**** DATASET EXCERPT
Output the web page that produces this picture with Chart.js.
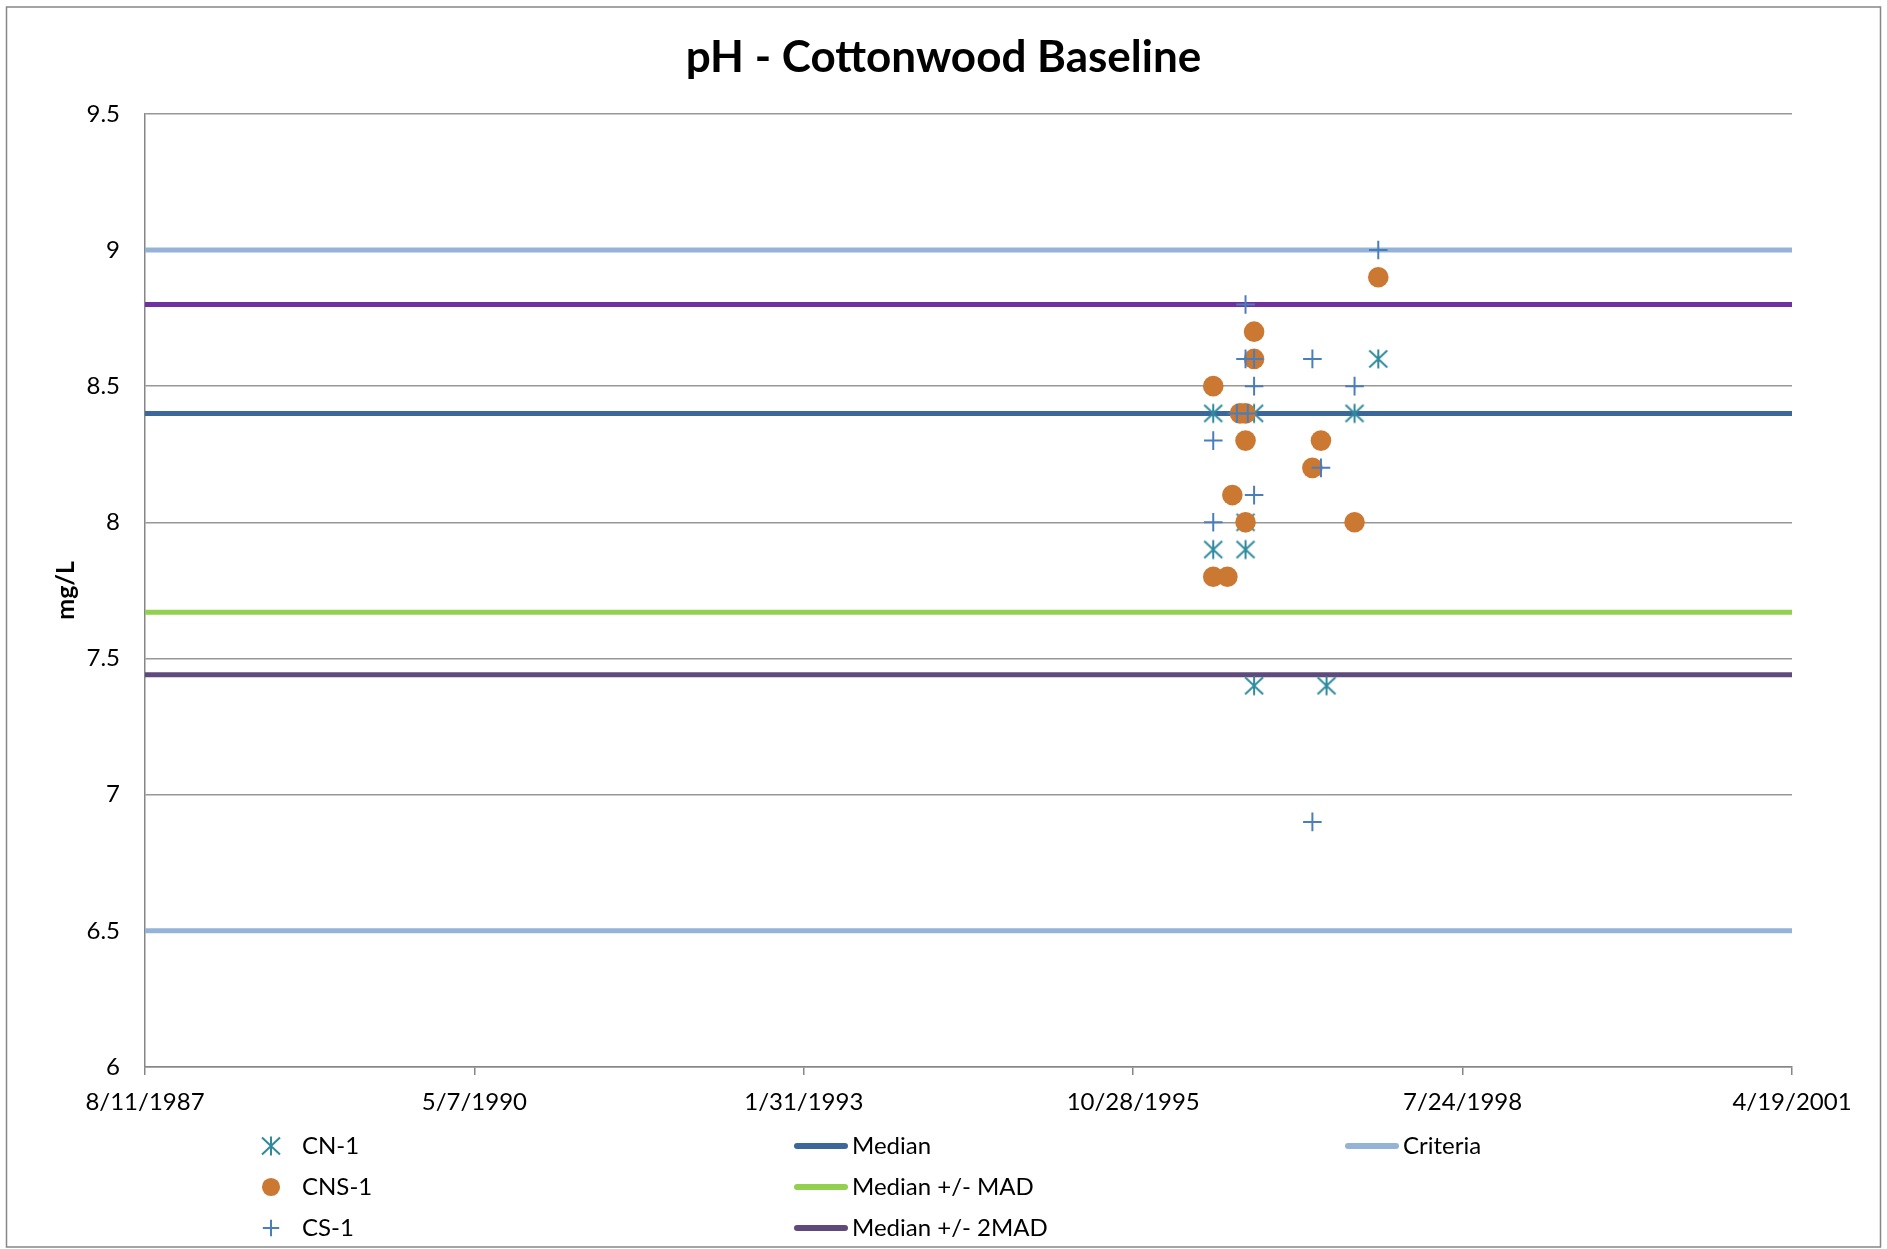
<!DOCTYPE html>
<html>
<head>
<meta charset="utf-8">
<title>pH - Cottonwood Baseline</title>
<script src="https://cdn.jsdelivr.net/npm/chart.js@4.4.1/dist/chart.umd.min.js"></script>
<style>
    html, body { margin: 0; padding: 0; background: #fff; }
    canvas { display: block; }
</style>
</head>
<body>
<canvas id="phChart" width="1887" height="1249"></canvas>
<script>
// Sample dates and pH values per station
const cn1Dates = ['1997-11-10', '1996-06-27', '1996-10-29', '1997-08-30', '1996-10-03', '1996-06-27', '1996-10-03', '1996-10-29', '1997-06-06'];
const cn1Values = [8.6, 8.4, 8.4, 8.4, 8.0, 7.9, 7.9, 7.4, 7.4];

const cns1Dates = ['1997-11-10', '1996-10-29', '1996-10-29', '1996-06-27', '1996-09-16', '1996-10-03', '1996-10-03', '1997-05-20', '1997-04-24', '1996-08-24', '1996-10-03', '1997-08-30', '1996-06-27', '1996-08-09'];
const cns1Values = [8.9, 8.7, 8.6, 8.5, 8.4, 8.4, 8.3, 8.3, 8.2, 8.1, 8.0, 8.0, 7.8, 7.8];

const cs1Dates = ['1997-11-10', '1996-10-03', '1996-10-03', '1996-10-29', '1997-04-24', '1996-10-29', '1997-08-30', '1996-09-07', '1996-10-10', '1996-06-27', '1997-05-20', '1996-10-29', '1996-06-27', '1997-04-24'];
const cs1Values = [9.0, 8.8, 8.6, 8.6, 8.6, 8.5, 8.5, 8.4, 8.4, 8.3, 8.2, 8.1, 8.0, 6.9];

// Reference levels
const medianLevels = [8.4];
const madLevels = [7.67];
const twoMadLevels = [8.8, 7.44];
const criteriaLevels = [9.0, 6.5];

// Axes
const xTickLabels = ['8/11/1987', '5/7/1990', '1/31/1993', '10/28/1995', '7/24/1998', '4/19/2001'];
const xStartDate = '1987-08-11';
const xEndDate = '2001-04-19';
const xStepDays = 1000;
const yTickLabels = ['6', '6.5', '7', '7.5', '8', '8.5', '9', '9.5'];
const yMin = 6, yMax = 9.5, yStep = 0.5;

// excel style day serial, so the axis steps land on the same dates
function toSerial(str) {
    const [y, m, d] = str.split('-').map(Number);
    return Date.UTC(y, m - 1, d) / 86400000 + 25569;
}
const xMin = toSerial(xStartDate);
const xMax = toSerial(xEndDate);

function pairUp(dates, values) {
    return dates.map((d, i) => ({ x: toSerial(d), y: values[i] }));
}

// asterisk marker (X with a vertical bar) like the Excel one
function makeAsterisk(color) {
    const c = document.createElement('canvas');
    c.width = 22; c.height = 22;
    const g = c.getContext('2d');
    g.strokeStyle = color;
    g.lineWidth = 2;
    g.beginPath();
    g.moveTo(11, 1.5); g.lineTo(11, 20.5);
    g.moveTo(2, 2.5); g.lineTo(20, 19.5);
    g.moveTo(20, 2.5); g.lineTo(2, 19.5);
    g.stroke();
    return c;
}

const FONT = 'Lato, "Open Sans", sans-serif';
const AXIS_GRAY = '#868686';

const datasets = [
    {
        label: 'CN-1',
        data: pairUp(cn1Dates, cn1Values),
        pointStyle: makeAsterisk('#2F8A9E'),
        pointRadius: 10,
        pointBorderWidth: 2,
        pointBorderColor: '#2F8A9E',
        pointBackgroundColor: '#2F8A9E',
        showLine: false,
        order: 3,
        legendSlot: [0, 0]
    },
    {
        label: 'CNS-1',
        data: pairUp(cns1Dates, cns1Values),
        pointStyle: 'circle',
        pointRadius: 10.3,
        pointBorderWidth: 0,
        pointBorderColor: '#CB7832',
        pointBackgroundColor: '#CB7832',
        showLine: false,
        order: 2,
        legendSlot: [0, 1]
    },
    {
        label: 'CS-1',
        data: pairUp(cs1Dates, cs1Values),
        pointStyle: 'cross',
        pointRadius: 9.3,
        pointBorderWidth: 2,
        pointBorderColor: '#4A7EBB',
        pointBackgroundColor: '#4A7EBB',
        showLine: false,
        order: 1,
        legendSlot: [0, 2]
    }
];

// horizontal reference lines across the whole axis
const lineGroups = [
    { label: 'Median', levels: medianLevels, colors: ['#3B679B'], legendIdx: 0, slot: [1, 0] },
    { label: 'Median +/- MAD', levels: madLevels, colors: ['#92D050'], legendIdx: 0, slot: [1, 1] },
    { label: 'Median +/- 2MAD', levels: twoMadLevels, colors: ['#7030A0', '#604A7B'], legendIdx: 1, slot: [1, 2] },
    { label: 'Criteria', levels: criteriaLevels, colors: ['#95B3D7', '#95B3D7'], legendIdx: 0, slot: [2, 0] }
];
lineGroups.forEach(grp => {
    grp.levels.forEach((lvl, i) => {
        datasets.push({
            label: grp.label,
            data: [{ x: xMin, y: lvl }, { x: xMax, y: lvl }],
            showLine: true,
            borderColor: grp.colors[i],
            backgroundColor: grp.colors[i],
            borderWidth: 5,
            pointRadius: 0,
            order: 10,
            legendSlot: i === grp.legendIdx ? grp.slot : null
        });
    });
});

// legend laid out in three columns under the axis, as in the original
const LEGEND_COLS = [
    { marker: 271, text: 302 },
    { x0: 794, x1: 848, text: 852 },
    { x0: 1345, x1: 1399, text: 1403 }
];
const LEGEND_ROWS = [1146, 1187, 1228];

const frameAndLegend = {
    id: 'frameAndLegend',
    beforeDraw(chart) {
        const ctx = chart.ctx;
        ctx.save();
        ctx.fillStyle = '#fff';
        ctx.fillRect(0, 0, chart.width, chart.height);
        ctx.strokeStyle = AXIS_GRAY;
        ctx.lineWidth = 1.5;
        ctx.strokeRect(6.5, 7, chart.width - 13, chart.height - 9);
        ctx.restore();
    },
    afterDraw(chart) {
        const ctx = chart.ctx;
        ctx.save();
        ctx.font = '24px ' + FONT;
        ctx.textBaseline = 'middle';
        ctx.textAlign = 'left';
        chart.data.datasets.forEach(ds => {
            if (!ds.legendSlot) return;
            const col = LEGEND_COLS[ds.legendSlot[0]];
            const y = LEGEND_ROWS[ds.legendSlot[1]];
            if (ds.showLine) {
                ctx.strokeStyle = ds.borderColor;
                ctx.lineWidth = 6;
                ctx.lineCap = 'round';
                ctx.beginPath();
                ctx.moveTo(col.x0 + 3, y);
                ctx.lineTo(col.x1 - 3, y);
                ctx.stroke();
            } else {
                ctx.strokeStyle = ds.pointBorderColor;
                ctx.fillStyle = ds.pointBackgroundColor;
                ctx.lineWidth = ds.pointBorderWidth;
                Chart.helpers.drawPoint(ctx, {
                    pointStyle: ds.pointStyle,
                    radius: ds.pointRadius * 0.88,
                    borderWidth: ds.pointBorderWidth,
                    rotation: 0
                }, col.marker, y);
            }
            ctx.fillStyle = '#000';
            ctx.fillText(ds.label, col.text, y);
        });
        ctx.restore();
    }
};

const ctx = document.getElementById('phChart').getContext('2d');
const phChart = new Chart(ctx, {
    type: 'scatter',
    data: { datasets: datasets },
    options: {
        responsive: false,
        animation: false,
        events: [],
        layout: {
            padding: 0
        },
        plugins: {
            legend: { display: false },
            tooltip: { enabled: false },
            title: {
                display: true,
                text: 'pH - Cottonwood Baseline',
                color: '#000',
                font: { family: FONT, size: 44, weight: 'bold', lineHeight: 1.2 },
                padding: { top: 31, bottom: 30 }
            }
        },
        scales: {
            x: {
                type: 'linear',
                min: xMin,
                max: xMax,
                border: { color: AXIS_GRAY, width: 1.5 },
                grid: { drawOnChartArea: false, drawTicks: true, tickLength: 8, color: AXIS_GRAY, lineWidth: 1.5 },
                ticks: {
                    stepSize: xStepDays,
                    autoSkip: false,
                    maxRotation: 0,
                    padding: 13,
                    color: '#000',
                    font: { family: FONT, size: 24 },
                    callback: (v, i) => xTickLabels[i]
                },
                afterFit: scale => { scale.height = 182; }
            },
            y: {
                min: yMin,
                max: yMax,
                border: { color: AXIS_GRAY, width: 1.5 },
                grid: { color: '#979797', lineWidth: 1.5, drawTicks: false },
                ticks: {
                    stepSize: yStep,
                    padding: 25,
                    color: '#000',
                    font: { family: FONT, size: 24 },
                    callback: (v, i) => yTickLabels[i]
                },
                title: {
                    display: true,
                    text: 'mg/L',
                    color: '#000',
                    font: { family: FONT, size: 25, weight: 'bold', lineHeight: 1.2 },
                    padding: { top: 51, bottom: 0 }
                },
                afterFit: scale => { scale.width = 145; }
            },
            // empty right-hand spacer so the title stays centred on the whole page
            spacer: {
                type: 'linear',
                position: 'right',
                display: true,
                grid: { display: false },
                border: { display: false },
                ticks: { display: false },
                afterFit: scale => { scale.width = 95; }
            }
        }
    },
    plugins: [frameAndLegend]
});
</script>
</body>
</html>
********
» YOUR GOAL: From the listing above, collect every line that mentions the word "page".

» ANSWER TO THE EXERCISE:
Output the web page that produces this picture with Chart.js.
            // empty right-hand spacer so the title stays centred on the whole page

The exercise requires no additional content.